Two Republican legislators who have pushed for major changes to Medicare and Medicaid and want to scrap Obamacare will lead the top two House finance committees in the next session of Congress.
Rep. Paul Ryan (R-Wis.), the current chair of the Budget Committee, will take the gavel at the Ways and Means Committee. Taking his place at the helm of the Budget Committee will be Rep. Tom Price (R-Ga.), an orthopedic surgeon who just won re-election to a sixth term.
Ryan, the GOP nominee for vice president in 2012, has spearheaded a House budget plan that would overhaul Medicare.
The most recent version calls for the government to provide “premium support” for people who are now 55 and under, when they turn 65. These future beneficiaries would apply the defined contribution—which some call a voucher—to traditional Medicare or to a private plan selected on a Medicare exchange. The government's contribution would be adjusted based on beneficiaries' health and income.
But Joe Antos of the conservative American Enterprise Institute predicted that Ryan won't continue pushing the premium-support proposal now that he'll need to put together a budget that can be enacted by Congress. Most Democrats and some Republicans oppose the premium-support model.

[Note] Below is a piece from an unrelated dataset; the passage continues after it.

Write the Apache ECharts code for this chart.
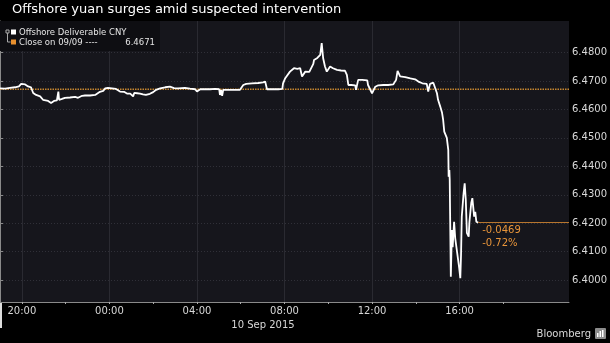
<!DOCTYPE html>
<html><head><meta charset="utf-8">
<script src="https://cdn.jsdelivr.net/npm/echarts@6/dist/echarts.min.js"></script>
<style>html,body{margin:0;padding:0;background:#000}#c{width:610px;height:343px}</style>
</head><body><div id="c"></div><script>
const titleText = 'Offshore yuan surges amid suspected intervention';
const seriesName = 'Offshore Deliverable CNY';
const closeLabel = 'Close on 09/09 ----';
const closeValue = 6.4671;
const changeLabel = '-0.0469';
const pctLabel = '-0.72%';
const dateLabel = '10 Sep 2015';
const sourceLabel = 'Bloomberg';
// hours after 19:00 on 9 Sep 2015
const xTickHours = [1, 5, 9, 13, 17, 21];
const xTickLabels = ['20:00', '00:00', '04:00', '08:00', '12:00', '16:00'];
const xMinorTickHours = [1, 3, 5, 7, 9, 11, 13, 15, 17, 19, 21, 23];
const xRangeHours = [0, 26];
const yTickValues = [6.40, 6.41, 6.42, 6.43, 6.44, 6.45, 6.46, 6.47, 6.48];
const yRange = [6.3923, 6.4911];
// minutes after 19:00 on 9 Sep 2015
const minutesFromStart = [0,14,27,41,52,58,62,69,77,85,91,99,110,118,123,132,140,148,156,160,162,170,178,192,206,214,225,233,247,261,274,283,288,296,307,318,329,340,348,357,365,368,376,384,392,400,411,420,428,439,453,466,477,488,507,521,535,540,549,562,576,590,601,603,606,609,612,625,645,658,667,675,691,708,721,727,732,746,763,774,776,782,787,795,806,815,823,828,837,848,853,859,861,870,872,878,882,886,891,896,905,913,924,935,946,951,955,963,974,976,982,993,1007,1009,1020,1029,1037,1051,1064,1078,1086,1090,1097,1111,1125,1138,1147,1158,1170,1174,1179,1188,1193,1198,1201,1207,1212,1215,1218,1225,1229,1230,1232,1233,1234,1236,1239,1241,1245,1248,1253,1256,1259,1262,1264,1266,1271,1274,1277,1280,1285,1287,1292,1295,1300,1303,1306,1311];
const cnyValues = [6.4674,6.4673,6.4676,6.4678,6.4681,6.4690,6.4694,6.4688,6.4681,6.4678,6.4658,6.4651,6.4646,6.4634,6.4627,6.4630,6.4623,6.4630,6.4632,6.4663,6.4634,6.4637,6.4641,6.4642,6.4644,6.4641,6.4648,6.4649,6.4649,6.4651,6.4662,6.4665,6.4674,6.4676,6.4674,6.4672,6.4663,6.4662,6.4656,6.4656,6.4646,6.4658,6.4657,6.4656,6.4653,6.4651,6.4655,6.4661,6.4669,6.4674,6.4678,6.4680,6.4675,6.4674,6.4676,6.4673,6.4671,6.4663,6.4671,6.4671,6.4671,6.4672,6.4671,6.4651,6.4669,6.4648,6.4669,6.4669,6.4669,6.4669,6.4686,6.4690,6.4692,6.4693,6.4695,6.4698,6.4671,6.4671,6.4671,6.4672,6.4692,6.4710,6.4716,6.4733,6.4745,6.4743,6.4745,6.4716,6.4733,6.4732,6.4728,6.4760,6.4774,6.4781,6.4786,6.4792,6.4833,6.4780,6.4751,6.4733,6.4751,6.4745,6.4739,6.4737,6.4736,6.4722,6.4686,6.4686,6.4685,6.4669,6.4704,6.4704,6.4702,6.4686,6.4657,6.4680,6.4685,6.4686,6.4686,6.4688,6.4704,6.4736,6.4716,6.4714,6.4709,6.4706,6.4698,6.4692,6.4690,6.4663,6.4690,6.4694,6.4693,6.4657,6.4634,6.4610,6.4588,6.4563,6.4522,6.4500,6.4458,6.4363,6.4387,6.4352,6.4236,6.4012,6.4176,6.4116,6.4205,6.4148,6.4100,6.4099,6.4042,6.4007,6.4088,6.4223,6.4305,6.4340,6.4282,6.4166,6.4153,6.4205,6.4271,6.4288,6.4223,6.4240,6.4205,6.4202];

const FONT = 'DejaVu Sans';
const data = minutesFromStart.map((m, i) => [m / 60, cnyValues[i]]);
const lastPoint = data[data.length - 1];
const xMax = xRangeHours[1];

const chart = echarts.init(document.getElementById('c'), null, {renderer: 'canvas'});
chart.setOption({
  animation: false,
  backgroundColor: '#000',
  grid: {left: 0, right: 41, top: 21, bottom: 41, show: true, backgroundColor: '#16161c', borderWidth: 0},
  xAxis: [{
    type: 'value', min: xRangeHours[0], max: xMax,
    position: 'bottom',
    axisLine: {show: true, lineStyle: {color: '#8a8a8a', width: 1}},
    axisTick: {show: false, customValues: xTickHours},
    axisLabel: {
      customValues: xTickHours, color: '#d8d8d8', fontFamily: FONT, fontSize: 10, margin: 4,
      formatter: v => { const i = xTickHours.indexOf(v); return i >= 0 ? xTickLabels[i] : ''; }
    },
    splitLine: {show: true, lineStyle: {color: '#2a2a31', width: 1}}
  }, {
    type: 'value', min: xRangeHours[0], max: xMax, position: 'bottom',
    axisLine: {show: false},
    axisTick: {show: true, length: 2, customValues: xMinorTickHours, lineStyle: {color: '#aaa'}},
    axisLabel: {show: false, customValues: xMinorTickHours},
    splitLine: {show: false}
  }],
  yAxis: {
    type: 'value', position: 'right', min: yRange[0], max: yRange[1],
    axisLine: {show: true, lineStyle: {color: '#8a8a8a', width: 1}},
    axisTick: {show: true, length: 3, customValues: yTickValues, lineStyle: {color: '#8a8a8a'}},
    axisLabel: {customValues: yTickValues, color: '#d8d8d8', fontFamily: FONT, fontSize: 10, margin: 3,
      formatter: v => v.toFixed(4)},
    splitLine: {show: true, lineStyle: {color: '#303038', width: 1, type: [1, 2]}}
  },
  series: [{
    type: 'line', name: closeLabel, data: [[xRangeHours[0], closeValue], [xMax, closeValue]],
    showSymbol: false, symbol: 'none', silent: true,
    lineStyle: {color: '#c4852f', width: 1.5, type: [1.5, 1]},
    z: 2
  }, {
    type: 'line', name: seriesName, data: data, xAxisIndex: 0,
    showSymbol: false, symbol: 'none',
    lineStyle: {color: '#ffffff', width: 1.8},
    z: 3,
    markLine: {
      silent: true, symbol: ['none', 'none'], animation: false, precision: 4,
      data: [
        [{coord: lastPoint, lineStyle: {color: '#b8762e', width: 1, type: 'solid'},
          label: {show: true, position: 'insideStartBottom', formatter: changeLabel + '\n' + pctLabel,
            color: '#e8953a', fontFamily: FONT, fontSize: 10, lineHeight: 12.5, distance: [4, 2]}},
         {coord: [xMax, lastPoint[1]]}]
      ]
    }
  }],
  graphic: [
    {type: 'text', left: 12, top: 3, style: {text: titleText, fill: '#ffffff', font: '13px "DejaVu Sans"'}},
    {type: 'rect', shape: {x: 0, y: 21, width: 160, height: 30}, style: {fill: '#0e0e12'}, z: 1},
    {type: 'rect', shape: {x: 6, y: 30, width: 3, height: 3}, style: {fill: 'none', stroke: '#aaa', lineWidth: 1}, z: 2},
    {type: 'polyline', shape: {points: [[7.5, 33], [7.5, 42], [10.5, 42]]}, style: {stroke: '#aaa', lineWidth: 1, fill: 'none'}, z: 2},
    {type: 'rect', shape: {x: 11, y: 29.5, width: 5, height: 5}, style: {fill: '#ffffff'}, z: 2},
    {type: 'rect', shape: {x: 11, y: 39.5, width: 5, height: 5}, style: {fill: '#e8902e'}, z: 2},
    {type: 'text', x: 19, y: 32.5, style: {text: seriesName, fill: '#e4e4e4', font: '8.5px "DejaVu Sans"', verticalAlign: 'middle'}, z: 2},
    {type: 'text', x: 19, y: 42.5, style: {text: closeLabel, fill: '#e4e4e4', font: '8.5px "DejaVu Sans"', verticalAlign: 'middle'}, z: 2},
    {type: 'text', x: 155, y: 42.5, style: {text: closeValue.toFixed(4), fill: '#e4e4e4', font: '8.5px "DejaVu Sans"', verticalAlign: 'middle', align: 'right'}, z: 2},
    {type: 'text', x: 263, y: 325, style: {text: dateLabel, fill: '#d8d8d8', font: '10px "DejaVu Sans"', verticalAlign: 'middle', align: 'center'}},
    {type: 'text', x: 591, y: 334, style: {text: sourceLabel, fill: '#d8d8d8', font: '10px "DejaVu Sans"', verticalAlign: 'middle', align: 'right'}},
    {type: 'rect', shape: {x: 595, y: 328, width: 11, height: 11, r: 1}, style: {fill: '#8c8c8c'}},
    {type: 'rect', shape: {x: 597, y: 333, width: 1.5, height: 4}, style: {fill: '#fff'}},
    {type: 'rect', shape: {x: 599.5, y: 331, width: 1.5, height: 6}, style: {fill: '#fff'}},
    {type: 'rect', shape: {x: 602, y: 330, width: 1.5, height: 7}, style: {fill: '#fff'}},
    {type: 'line', shape: {x1: 1, y1: 302, x2: 1, y2: 328}, style: {stroke: '#dddddd', lineWidth: 2}}
  ]
});
</script></body></html>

“It's a concept, it's not fleshed out,” Antos said. “Now that he's got Ways and Means, he has to deal with the specifics of policy and he has to deal with proposals that really can get through the House and can get strong support, at least among Republicans, in the Senate.”
Ryan also has called for converting Medicaid to a block-grant program for states. An analysis of his proposal by the liberal Center on Budget and Policy Priorities found it would slash Medicaid spending by 26% over a decade because the program's costs would not keep pace with general healthcare costs and enrollment growth.
In 2009, Price co-authored what he described as a comprehensive alternative to the Patient Protection and Affordable Care Act, called the Patients' Choice Act. The proposal includes tax credits to help people buy health insurance, insurance exchanges, insurance market reforms, an end to the tax exclusion for employer-provided coverage, a national rulemaking commission on healthcare quality and costs and caps on medical liability suits.
“We will put forward a budget that restores balance to the nation's books,” Price said in a written statement last week.